The correspondence problem can be resolved directly, by selecting true matches, or indirectly, by using the flanking patterns of false matches to locate the true matches. The sought-after image properties in the two cases are quite different. The false-match parameters, unlike the true-match parameters, are not those associated with the objects that produced the images. Instead, they are properties of associated with symmetrical regions of false matches and the transformations operating on these regions. Frontoparallel surfaces, slanted planar surfaces, and curved surfaces, when covered with non-unique texture elements, create distinct transformations of false-match symmetry in the KA. In the orthogonal KAs used here, true matches of frontoparallel surfaces are flanked by regions of false matches with reflection symmetry. True matches for slanted surfaces are flanked by symmetrical reflections of false-matches that are scaled by a constant (Fig 6). The symmetry of false matches from curved surfaces have systematically varying aspect ratios.
A frontoparallel surface extending across the visual field along the horopter divides the KA into reflected positive and negative disparity domains. Tyler [8,9] suggested disparity averaging along lines of sight as a means of cancelling the false-match disparity values, thereby revealing the presence of the true matches. For other cases, including off-horopter frontoparallel surfaces and slanted or curved surfaces, line-of-sight averaging does not lead to cancellation. However, false-match symmetry does not have to fill the entire KA or fall along lines of sight in order to be useful. Characterizing the transformation that maps the relatively ‘near’ false matches onto the relatively ‘far’ false matches gives the disparity profile of the true-match candidates lying on the axis of symmetry that divides them.

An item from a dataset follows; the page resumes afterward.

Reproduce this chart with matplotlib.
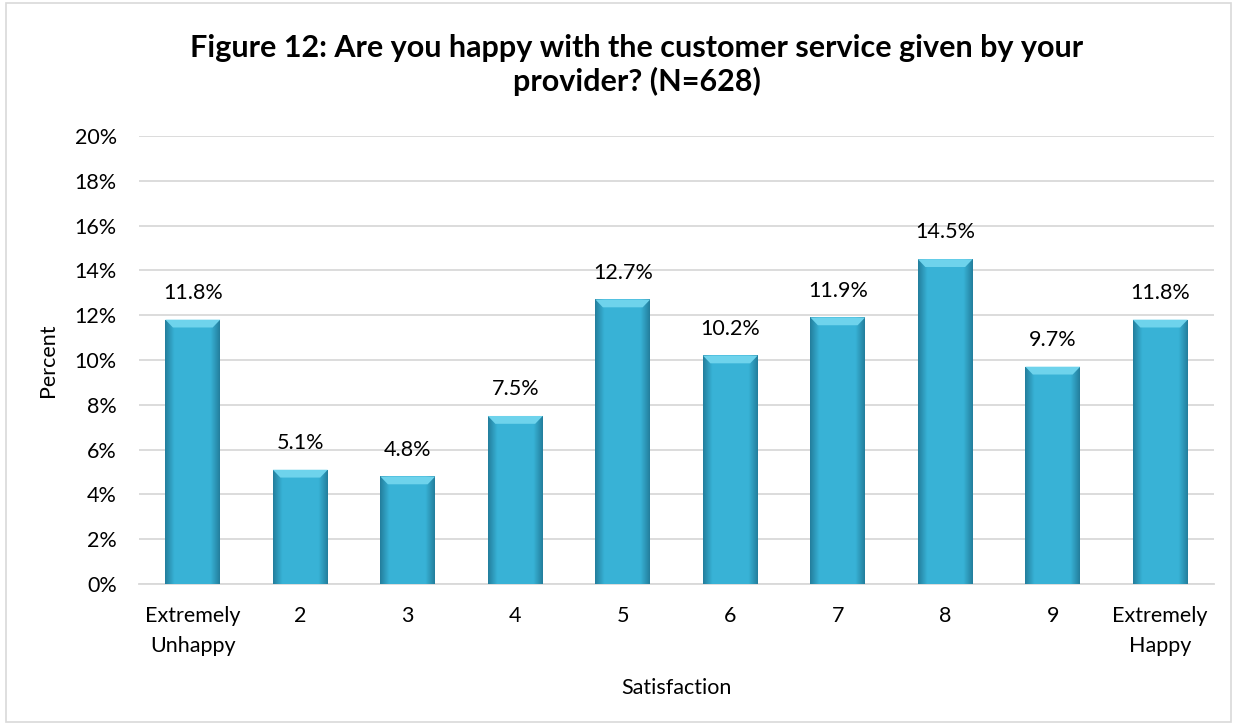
import numpy as np
import matplotlib
matplotlib.use("Agg")
import matplotlib.pyplot as plt
from matplotlib.patches import Polygon, Rectangle
from matplotlib.ticker import PercentFormatter

plt.rcParams['font.family'] = ['Lato', 'DejaVu Sans']

# datos
categorias = ["Extremely\nUnhappy", "2", "3", "4", "5", "6", "7", "8", "9", "Extremely\nHappy"]
porcentajes = [11.8, 5.1, 4.8, 7.5, 12.7, 10.2, 11.9, 14.5, 9.7, 11.8]
titulo = "Figure 12: Are you happy with the customer service given by your\nprovider? (N=628)"

fig = plt.figure(figsize=(12.37, 7.24), dpi=100)
ax = fig.add_axes([0.1124, 0.1934, 0.869, 0.6188])

x = np.arange(len(categorias))
barras = ax.bar(x, porcentajes, width=0.51, color="#31A9CB", zorder=2)

# degradado horizontal dentro de cada barra (algo mas oscuro en los bordes)
t = np.linspace(0, 1, 64)
perfil = 1 - np.abs(t - 0.5) * 2
c_borde = np.array([0.14, 0.50, 0.62])
c_centro = np.array([0.22, 0.70, 0.84])
grad = c_borde[None, :] + (c_centro - c_borde)[None, :] * np.clip(perfil * 3.0, 0, 1)[:, None]
grad = grad[None, :, :]

for b in barras:
    x0, w, h = b.get_x(), b.get_width(), b.get_height()
    im = ax.imshow(grad, extent=[x0, x0 + w, 0, h], aspect='auto', zorder=3)
    im.set_clip_path(b)
    # bisel superior
    dx, dy = 0.07, 0.35
    bisel = Polygon([[x0, h], [x0 + w, h], [x0 + w - dx, h - dy], [x0 + dx, h - dy]],
                    closed=True, facecolor="#6ED3EC", edgecolor="none", zorder=4)
    ax.add_patch(bisel)
    ax.text(x0 + w / 2, h + 0.75, f"{h:.1f}%", ha='center', va='bottom',
            fontsize=15.5, color="#000000")

ax.set_xlim(-0.5, len(categorias) - 0.5)
ax.set_ylim(0, 20)
ax.set_yticks(np.arange(0, 21, 2))
ax.yaxis.set_major_formatter(PercentFormatter(decimals=0))
ax.set_xticks(x)
ax.set_xticklabels(categorias, fontsize=15.5, linespacing=1.6)
ax.tick_params(axis='y', labelsize=15.5, length=0, pad=16)
ax.tick_params(axis='x', length=0, pad=16)
ax.grid(axis='y', color="#D9D9D9", linewidth=1.3, zorder=0)
for s in ["top", "right", "left"]:
    ax.spines[s].set_visible(False)
ax.spines["bottom"].set_color("#D9D9D9")
ax.spines["bottom"].set_linewidth(1.3)

ax.set_ylabel("Percent", fontsize=15.5, labelpad=12)
ax.set_xlabel("Satisfaction", fontsize=15.5, labelpad=16)

fig.text(0.515, 0.91, titulo, ha='center', va='center', fontsize=22,
         fontweight='bold', linespacing=1.2)

# marco exterior
fig.patches.append(Rectangle((0.005, 0.003), 0.99, 0.993, transform=fig.transFigure,
                             fill=False, edgecolor="#D9D9D9", linewidth=1.2))

fig.savefig("out.png", dpi=100)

Using example frontoparallel, slanted, and curved surfaces rendered by the correlation between L and R random-dot images, we showed the feasibility of selecting true matches by examining the flanking false-match regions. Our demonstration was restricted to a horizontal dimension. Even so, the algorithm was relatively computationally intensive given the image size. For purposes of demonstration, this is not of great concern; efficiency was not our goal. For other purposes, the desired resolution could vary with the expected parameters of target surfaces. Other computational strategies exist. Graphical methods dedicated to the detection of symmetry, for example, are not considered here but would be of obvious utility.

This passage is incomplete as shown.